FBPO: Which model do you play?
SM: I have a Streamer II. I have, actually, a few of them right now. I’m gonna get a few more, but Streamer II, both 4- and 5-strings, active electronics, 18 volts. Most people don’t do that; they run like a 9-volt active. I’m running 18. I get a little more headroom. It’s good for what I do. I did do an exclusive deal with them. There’s no reason not to. I still have a lot of old basses, but they’re a lot more worn out and they don’t sound nearly as good. The harmonic richness of it, the sound, the quality of it. Their construction is incredible.
FBPO: What about the rest of year gear: strings, amps, effects…?
SM: Strings, I’m using GHS. I use stainless alloy roundwound. Very bright strings. As far as amps, I’m using primarily a DI kind of a setup. I use a Radial active DI and I have a SansAmp in there.
FBPO: Ah, Tech 21.
SM: Yes! And it’s a dual input, so I have clean, active kind of a DI sound being mixed with the little crunch boxes. I’ve had so many boxes over the years and it varies, depending on what songs we’re doing. But primarily, I’ve got a rack-mounted Tech 21 box, which is like an SVT modeling thing. I use Ampeg SVT II amps primarily, however, I use Aguilar and GMT amps too.
FBPO: What’s keeping you busy these days?
SM: You know what, all I do is this gig now. I go surfing; I’m over here in Venice Beach, and I have a ’63 step van that I’m rebuilding, so this year, since January, I’ve been diggin’ in to the motor and tranny and wiring and, you know, all that kind of stuff. I’m kind of like a closet mechanic.
FBPO: Do you know Robert Trujillo, from Metallica?
SM: Oh, I know him really well. I mean I consider him like a little brother. I didn’t mention this early on, but I was a licensed contractor for many years. I built houses and food plants, I contracted at Catalina Island camps – I mean this is like a whole other world. And Rob worked for me, as a kid, when he was 15, 16 years old. This was long before the rock & roll. When he started playing bass, I lent him my gear. He even used my cars! I had a few different cars. He was a little kid, and he’s come far.
FBPO: I thought of him when you mentioned Venice Beach and surfing. He wrote the foreword to one of my bass books, Play Like Jaco Pastorius.

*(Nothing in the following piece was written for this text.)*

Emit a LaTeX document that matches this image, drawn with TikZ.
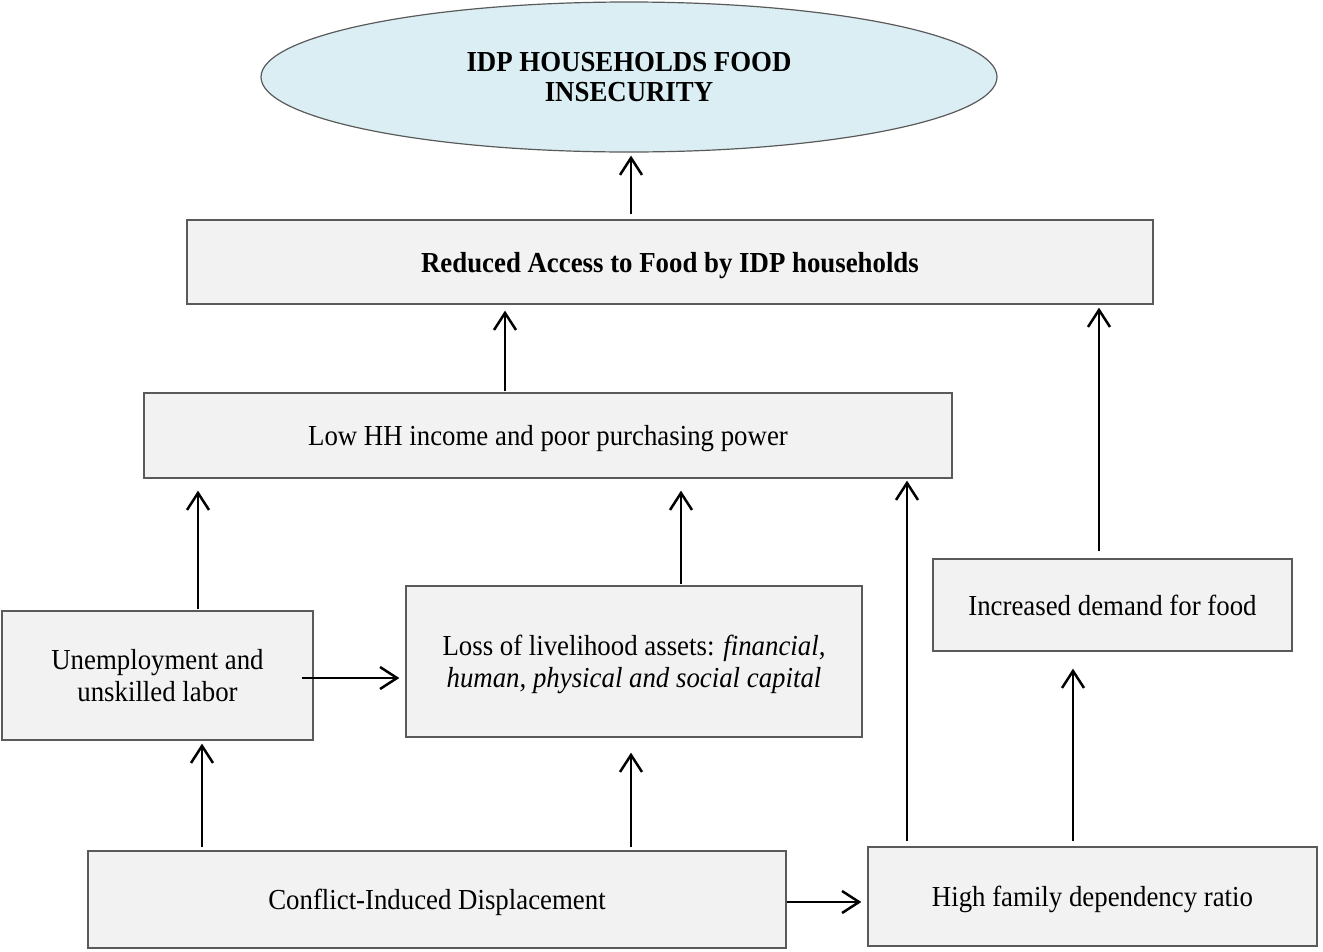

SM: Oh yeah! I was there that night, when he did the Jaco film. As a matter of fact, Billy and Steve Stevens went up on stage that night and played with him.

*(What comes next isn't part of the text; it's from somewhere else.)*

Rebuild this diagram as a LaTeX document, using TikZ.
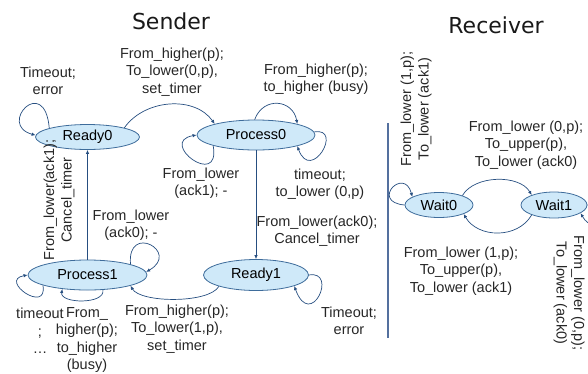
\documentclass[tikz,border=0pt]{standalone}
\usepackage{fontspec}
\setmainfont{Liberation Sans}
\newfontfamily\titlefont{DejaVu Sans}
\usetikzlibrary{shapes.geometric,arrows.meta}
\definecolor{statefill}{RGB}{207,233,249}
\definecolor{stateline}{RGB}{62,108,155}
\definecolor{edgeline}{RGB}{38,78,128}
\definecolor{sepline}{RGB}{84,112,158}

\begin{document}
\begin{tikzpicture}[x=1pt,y=1pt,
  state/.style={ellipse,draw=stateline,fill=statefill,line width=0.8pt,inner sep=0pt,
    font=\fontsize{14.5}{17.5}\selectfont},
  lbl/.style={align=center,inner sep=0pt,text=black!85,font=\fontsize{14.5}{17.5}\selectfont},
  ttl/.style={anchor=base,inner sep=0pt,text=black!90,font=\titlefont\fontsize{22}{26}\selectfont},
  trans/.style={draw=edgeline,line width=0.7pt,-{Latex[length=4pt,width=3.5pt]}}]
\useasboundingbox (0,0) rectangle (588,-373);
% titles
\node[ttl] (sender) at (171,-29) {Sender};
\node[ttl] (receiver) at (496,-33) {Receiver};
% sender states
\node[state,minimum width=104,minimum height=25] (ready0) at (87.5,-137) {Ready0};
\node[state,minimum width=118,minimum height=30] (proc0) at (256,-135) {Process0};
\node[state,minimum width=119,minimum height=30] (proc1) at (87.5,-275) {Process1};
\node[state,minimum width=105,minimum height=31] (ready1) at (256,-275) {Ready1};
% receiver states
\node[state,minimum width=68,minimum height=25] (wait0) at (439,-205) {Wait0};
\node[state,minimum width=66,minimum height=26] (wait1) at (554,-205) {Wait1};
% separator
\draw[sepline,line width=2pt] (388,-123) -- (388,-338);
% sender transitions
\draw[trans] (ready0.167) .. controls +(95:55) and +(165:40) .. (ready0.178);
\draw[trans] (ready0.14) .. controls +(55:35) and +(125:35) .. (proc0.165);
\draw[trans] (proc0.95) .. controls +(70:25) and +(100:25) .. (proc0.15);
\draw[trans] (proc0.3) .. controls +(10:30) and +(-70:40) .. (proc0.-15);
\draw[trans] (proc0.194) .. controls +(-80:45) and +(190:40) .. (proc0.180);
\draw[trans] (proc0.south) -- (ready1.north);
\draw[trans] (proc1.north) -- (ready0.south);
\draw[trans] (proc1.14) .. controls +(95:42) and +(30:40) .. (proc1.3);
\draw[trans] (proc1.193) .. controls +(-80:30) and +(190:30) .. (proc1.180);
\draw[trans] (proc1.-44) .. controls +(-80:15) and +(-100:15) .. (proc1.209);
\draw[trans] (ready1.197) .. controls +(-120:20) and +(-60:20) .. (proc1.346);
\draw[trans] (ready1.0) .. controls +(10:30) and +(-70:48) .. (ready1.-16);
% receiver transitions
\draw[trans] (wait0.180) .. controls +(175:35) and +(105:32) .. (wait0.163);
\draw[trans] (wait0.22) .. controls +(60:24) and +(120:24) .. (wait1.156);
\draw[trans] (wait1.204) .. controls +(-120:28) and +(-60:28) .. (wait0.-20);
\draw[trans] (wait1.0) .. controls +(0:25) and +(-60:30) .. (wait1.-17);
% sender labels
\node[lbl] (l-r0) at (48,-81) {Timeout;\\error};
\node[lbl] (l-r0p0) at (172,-72) {From\_higher(p);\\To\_lower(0,p),\\set\_timer};
\node[lbl] (l-p0top) at (316,-79) {From\_higher(p);\\to\_higher (busy)};
\node[lbl] (l-p0right) at (320,-184) {timeout;\\to\_lower (0,p)};
\node[lbl] (l-p0left) at (201,-183) {From\_lower\\(ack1); -};
\node[lbl] (l-p0r1) at (317,-231) {From\_lower(ack0);\\Cancel\_timer};
\node[lbl] (l-p1top) at (131,-225) {From\_lower\\(ack0); -};
\node[lbl,rotate=90] (l-p1r0) at (59,-200) {From\_lower(ack1);\\Cancel\_timer};
\node[lbl] (l-p1left) at (40,-331) {timeout\\;\\…};
\node[lbl] (l-p1bot) at (87,-340) {From\_\\higher(p);\\to\_higher\\(busy)};
\node[lbl] (l-r1p1) at (177,-329) {From\_higher(p);\\To\_lower(1,p),\\set\_timer};
\node[lbl] (l-r1) at (349,-321) {Timeout;\\error};
% receiver labels
\node[lbl,rotate=90] (l-w0) at (416,-109) {From\_lower (1,p);\\To\_lower (ack1)};
\node[lbl] (l-w0w1) at (526,-145) {From\_lower (0,p);\\To\_upper(p),\\To\_lower (ack0)};
\node[lbl] (l-w1w0) at (461,-271) {From\_lower (1,p);\\To\_upper(p),\\To\_lower (ack1)};
\node[lbl,rotate=-90] (l-w1) at (569,-293) {From\_lower (0,p);\\To\_lower (ack0)};
\end{tikzpicture}
\end{document}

FBPO: That must have been special.
SM: It really was.
FBPO: What about the future? You’ve got quite a varied background and you’re obviously good at a lot of things. Is there anything you’ve always wanted to do but just haven’t gotten around to yet?
SM: Thanks! No. There’s always new adventures, but as far as music, I like the gig. I really enjoy it. And working with Billy is a pleasure. And Steve, for that matter, and the guys in the band. Our road manager said, “Hey, you know what’s really cool about this thing is it feels like a family on the road.” People who work with us stay for many years.
I didn’t mention that I actually have a cover band that I work with here in Los Angeles. I call it Dawgtown Posse, and there are a lot of guys. A lot of the local musicians, but guys who tour, like myself. I recently had a birthday party and I had the drummer from the Dead Kennedys and (players from) Puddle of Mud and Candlestick and a few other bands. And then I had the singer from the Bonzo Bash and another singer that does tribute acts. And a lot of guitar players. Robert Sarzo, who played with Hurricane and Queensrÿche.
FBPO: What would you be if you weren’t a bass player?
SM: I don’t know. I’ve done the contracting thing. I’ve done that for a long time. I kind of like getting into restoring cars. And I’ve done this my whole life, in addition to motorcycles. How I met Billy early on and how we kind of like formed our friendship was we rode motorcycles, the Harleys, with high-performance motors. We would ride all over. I mean literally all over the continent. Our first run was to the Redwoods in Northern California. Then we did a Four Corners run and went through all those states. We’ve ridden to the Badlands, up in South Dakota, national parks, all over the place. I’ve been diggin’ in to the motor transmission and wiring, you know, all that kind of restoration stuff. I’m a closet mechanic.